Dopo 28 anni questi morti, questi “giusti”, sono stanchi. Ci hanno dato tutto quello che potevano dare. Eravamo noi che dovevamo raccogliere la loro eredità. Il loro testimone. Il loro esempio. Invece, non sappiamo fare altro che torturarne la memoria. E loro oggi sono stanchi. Sono stanchi di retorica. Stanchi di ipocrisia. Stanchi di veleni. Stanchi di omertà. Dei “giuda” in magistratura, dei traditori della toga di palamariana memoria – non dimentichiamolo mai – parlò Paolo Borsellino, a pochi giorni dalla strage di Capaci, riferendosi ai traditori di Falcone. E anche lui, 57 giorni dopo, conobbe i suoi giuda. Ancora oggi è dall’alto che viene sbarrata la strada all’accertamento dei fatti, allo smascheramento dei colpevoli, dei registi che tirarono fila, mossero pedine, per poi avvelenare i pozzi, inquinando l’anelito di verità che, indegnamente, dopo 28 anni viene ancora soffocato. Voi vogliamo la verità. Noi chiediamo la verità. La chiediamo con forza. Noi dobbiamo conoscere per poter giudicare. In questo senso, in Italia negli ultimi anni c’è stato un concentrato di distrazioni e omissioni. Bisogna dirlo con chiarezza. Senza abbandonarsi all’overdose di smemoratezza che caratterizza le liturgie ufficiali.
Borsellino sapeva di dover morire, di essere il prossimo, di essere “un cadavere che cammina”, di “non avere più tempo”, di “dover fare presto”, parole sue. Quel magistrato, cresciuto come Falcone fianco a fianco con i mafiosi, in un quartiere di Palermo, e cresciuto per combatterli, per annientare la logica del disfattismo, della rassegnazione, si sentiva ormai abbandonato, accerchiato, condannato.
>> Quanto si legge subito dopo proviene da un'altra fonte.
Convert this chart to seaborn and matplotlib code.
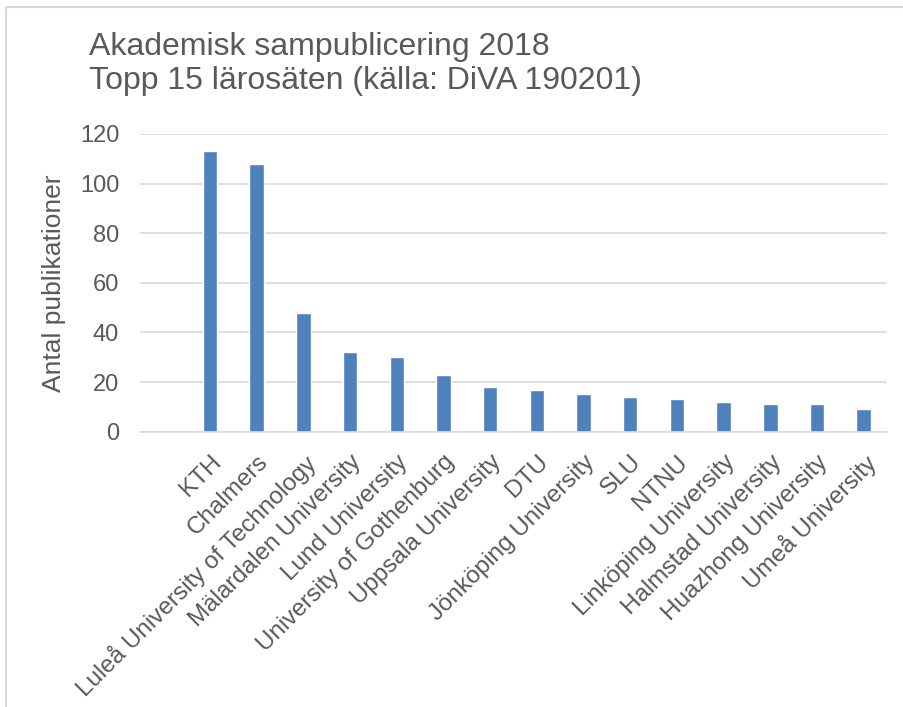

Gli ultimi giorni di Paolo Borsellino sono all’insegna della raccolta febbrile di appunti, testimonianze, parole appuntate sull’agenda scomparsa. Sono anche un lungo commiato alla famiglia, agli affetti più cari. La fine di Borsellino è una morte annunciata, e ancora più tragica . Lo Stato non fece nulla per impedirla. Anzi una parte di esso furono colluse con la malavita per l’organizzazione della strage, gettando una luce ancora più sinistra sulla sua morte, già tinta dei colori della rassegnazione. In un clima politico e sociale come il nostro, in cui le stesse persone dell’antimafia e/o minacciate dalla mafia si fanno la guerra tra loro, la storia di Borsellino è più attuale che mai, e più triste. Perché ci dimostra che, in fondo, 28 anni dopo non è cambiato niente. La mafia ha solo cambiato volto, esteso il suo tessuto sociale fino all’insospettabile Nord Italia, e sfondato il muro di vetro delle istituzioni, andandosi a sedere sugli scranni più alti dello Stato. E financo applaude le parole di chi non ha i mezzi né l’interesse a combatterla.
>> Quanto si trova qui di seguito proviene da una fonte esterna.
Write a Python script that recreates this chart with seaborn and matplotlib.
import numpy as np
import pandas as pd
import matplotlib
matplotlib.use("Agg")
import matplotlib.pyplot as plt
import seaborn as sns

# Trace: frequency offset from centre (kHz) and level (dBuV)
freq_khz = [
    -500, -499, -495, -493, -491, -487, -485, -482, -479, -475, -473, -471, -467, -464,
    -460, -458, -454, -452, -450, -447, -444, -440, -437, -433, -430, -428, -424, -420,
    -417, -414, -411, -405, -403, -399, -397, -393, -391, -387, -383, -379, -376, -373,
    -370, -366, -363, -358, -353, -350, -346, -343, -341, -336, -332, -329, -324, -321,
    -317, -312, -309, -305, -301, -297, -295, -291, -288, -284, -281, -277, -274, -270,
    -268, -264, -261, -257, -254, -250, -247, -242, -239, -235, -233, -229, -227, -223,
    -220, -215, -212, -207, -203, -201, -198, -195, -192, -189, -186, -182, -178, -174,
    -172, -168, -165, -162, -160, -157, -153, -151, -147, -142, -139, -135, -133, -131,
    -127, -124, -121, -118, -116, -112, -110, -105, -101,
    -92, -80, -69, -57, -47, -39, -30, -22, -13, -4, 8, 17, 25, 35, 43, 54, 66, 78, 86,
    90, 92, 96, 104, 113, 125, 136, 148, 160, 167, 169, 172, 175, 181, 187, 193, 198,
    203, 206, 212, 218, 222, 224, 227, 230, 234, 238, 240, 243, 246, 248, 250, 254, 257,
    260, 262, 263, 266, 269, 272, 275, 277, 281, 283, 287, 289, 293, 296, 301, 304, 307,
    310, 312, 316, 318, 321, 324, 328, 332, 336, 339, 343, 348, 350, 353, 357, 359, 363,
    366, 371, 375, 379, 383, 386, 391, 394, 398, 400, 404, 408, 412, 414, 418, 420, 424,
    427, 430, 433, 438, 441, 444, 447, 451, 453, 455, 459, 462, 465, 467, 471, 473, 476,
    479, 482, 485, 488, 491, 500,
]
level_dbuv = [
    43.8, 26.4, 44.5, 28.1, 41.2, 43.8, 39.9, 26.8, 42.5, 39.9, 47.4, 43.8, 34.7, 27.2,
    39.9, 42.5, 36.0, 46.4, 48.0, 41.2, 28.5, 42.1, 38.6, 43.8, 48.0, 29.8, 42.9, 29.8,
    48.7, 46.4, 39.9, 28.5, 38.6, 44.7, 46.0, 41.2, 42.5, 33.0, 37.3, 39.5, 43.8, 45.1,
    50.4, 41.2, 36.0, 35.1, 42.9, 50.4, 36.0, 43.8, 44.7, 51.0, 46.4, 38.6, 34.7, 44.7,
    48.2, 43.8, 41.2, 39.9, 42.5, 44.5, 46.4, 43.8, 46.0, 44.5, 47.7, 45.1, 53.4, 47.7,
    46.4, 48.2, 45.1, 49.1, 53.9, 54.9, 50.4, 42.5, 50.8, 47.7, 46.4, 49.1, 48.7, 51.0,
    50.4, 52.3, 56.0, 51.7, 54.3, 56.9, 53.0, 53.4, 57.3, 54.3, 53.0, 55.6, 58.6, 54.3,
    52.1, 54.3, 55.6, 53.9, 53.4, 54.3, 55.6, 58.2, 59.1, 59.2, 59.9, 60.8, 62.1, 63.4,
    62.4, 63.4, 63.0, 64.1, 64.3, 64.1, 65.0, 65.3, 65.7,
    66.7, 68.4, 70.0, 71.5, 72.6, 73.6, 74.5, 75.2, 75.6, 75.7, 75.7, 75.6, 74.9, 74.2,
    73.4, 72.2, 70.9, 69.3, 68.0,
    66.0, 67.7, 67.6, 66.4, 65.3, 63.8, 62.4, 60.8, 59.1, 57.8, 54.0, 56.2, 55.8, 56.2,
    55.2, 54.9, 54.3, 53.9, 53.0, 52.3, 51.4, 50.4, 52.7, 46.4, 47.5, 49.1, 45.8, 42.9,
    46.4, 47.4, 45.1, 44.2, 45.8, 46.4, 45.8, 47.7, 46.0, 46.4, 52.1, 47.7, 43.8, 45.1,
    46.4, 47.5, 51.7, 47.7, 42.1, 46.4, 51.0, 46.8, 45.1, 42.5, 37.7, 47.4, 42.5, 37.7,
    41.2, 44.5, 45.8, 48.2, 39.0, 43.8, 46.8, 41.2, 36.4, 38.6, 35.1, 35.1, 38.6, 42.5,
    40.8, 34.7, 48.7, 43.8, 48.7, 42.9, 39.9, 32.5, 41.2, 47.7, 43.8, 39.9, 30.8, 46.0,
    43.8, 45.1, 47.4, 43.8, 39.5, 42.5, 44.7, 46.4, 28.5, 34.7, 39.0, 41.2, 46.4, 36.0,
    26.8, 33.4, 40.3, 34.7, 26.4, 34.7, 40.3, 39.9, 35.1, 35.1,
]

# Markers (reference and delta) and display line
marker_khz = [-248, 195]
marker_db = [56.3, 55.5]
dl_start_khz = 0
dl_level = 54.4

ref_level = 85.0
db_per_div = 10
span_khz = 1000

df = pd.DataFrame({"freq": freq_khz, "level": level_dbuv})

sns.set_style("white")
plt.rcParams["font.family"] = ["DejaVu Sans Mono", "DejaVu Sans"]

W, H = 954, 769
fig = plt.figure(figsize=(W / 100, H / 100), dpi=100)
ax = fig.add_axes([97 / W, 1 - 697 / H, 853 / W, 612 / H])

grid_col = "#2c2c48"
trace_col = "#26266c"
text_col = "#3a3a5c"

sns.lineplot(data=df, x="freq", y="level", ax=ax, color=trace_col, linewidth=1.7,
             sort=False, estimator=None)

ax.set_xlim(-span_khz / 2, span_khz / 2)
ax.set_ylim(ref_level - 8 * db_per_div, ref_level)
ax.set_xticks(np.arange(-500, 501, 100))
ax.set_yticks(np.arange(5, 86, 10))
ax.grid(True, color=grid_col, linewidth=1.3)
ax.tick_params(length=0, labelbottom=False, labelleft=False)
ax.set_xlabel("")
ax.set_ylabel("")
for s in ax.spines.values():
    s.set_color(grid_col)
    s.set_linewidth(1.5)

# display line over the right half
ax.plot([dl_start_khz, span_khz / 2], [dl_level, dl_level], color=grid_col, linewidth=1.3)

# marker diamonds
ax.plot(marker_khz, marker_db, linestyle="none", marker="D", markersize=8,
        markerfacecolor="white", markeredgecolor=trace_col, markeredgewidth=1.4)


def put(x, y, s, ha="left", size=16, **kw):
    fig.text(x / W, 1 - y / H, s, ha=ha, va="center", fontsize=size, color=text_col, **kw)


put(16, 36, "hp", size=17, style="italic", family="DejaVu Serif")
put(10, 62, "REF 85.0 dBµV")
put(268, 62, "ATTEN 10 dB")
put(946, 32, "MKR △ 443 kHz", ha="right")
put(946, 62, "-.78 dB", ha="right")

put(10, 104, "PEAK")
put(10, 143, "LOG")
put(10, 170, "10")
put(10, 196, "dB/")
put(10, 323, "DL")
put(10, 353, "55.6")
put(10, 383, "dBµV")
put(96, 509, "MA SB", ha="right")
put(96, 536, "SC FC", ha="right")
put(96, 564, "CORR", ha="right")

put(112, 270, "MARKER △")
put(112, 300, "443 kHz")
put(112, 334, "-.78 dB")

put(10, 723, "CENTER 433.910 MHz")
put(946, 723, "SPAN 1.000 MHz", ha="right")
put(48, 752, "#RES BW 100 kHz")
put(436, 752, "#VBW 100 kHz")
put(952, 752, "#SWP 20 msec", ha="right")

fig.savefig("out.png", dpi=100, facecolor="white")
In un clima come questo, torrido e invivibile più che mai per la legalità, come possiamo pensare di sconfiggere il sentimento di rassegnazione, di predestinazione alla morte, che ha afferrato e annientato il cuore di un magistrato come Paolo Borsellino? Continuando, con la stessa ostinazione che ha condotto Falcone, Borsellino e tutti i protagonisti della lotta all’illegalità, a perseverare per sconfiggere quel sentimento che porta alla morte, ben prima delle bombe, delle pistole, delle intimidazioni. La rassegnazione che ha toccato Borsellino non deve toccare chi è venuto dopo di lui, chi non era nemmeno nato al tempo in cui la mafia metteva le bombe, ma che è vivo e combatte ora che la mafia si siede a cena con le figure chiave del potere.
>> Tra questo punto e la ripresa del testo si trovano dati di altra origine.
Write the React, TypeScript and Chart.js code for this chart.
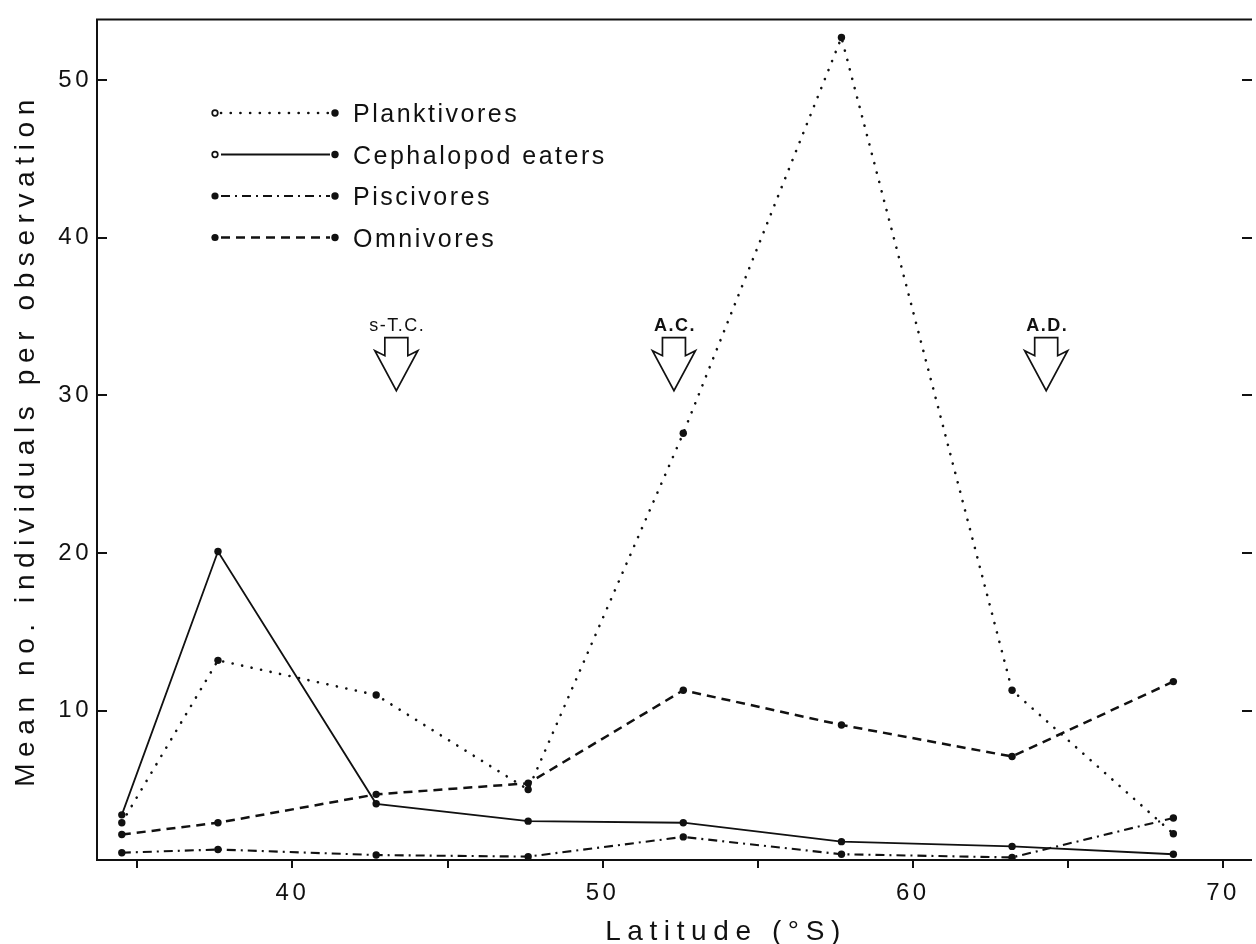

Lo stesso Paolo Borsellino, come Giovanni Falcone e come tutti gli altri martiri della legalità, non aveva perso irrimediabilmente la speranza. L’ha riposta nelle nuove generazioni, perché sconfiggano quell’incubo, quel sogno di morte, che è il predominio della mafia sugli aspetti più preziosi del nostro Stato, non da ultimo il bene più prezioso per colui che lotta: la speranza.
Se da un terreno sassoso togliamo i sassi ma non concimiamo e coltiviamo, il terreno continuerà a non dare frutti. Alla Sicilia servono politiche sociali e di crescita culturale e il nuovo strumento dell’antimafia deve essere un governo sano ed efficace nella regione. La repressione serve a riequilibrare, certo, ma non risolve i problemi: può farlo solo il buon governo, ma purtroppo la Sicilia sembra essere ancora all’anno zero. E questo non riguarda certo i giudici, ma soprattutto la politica, soprattutto quella locale.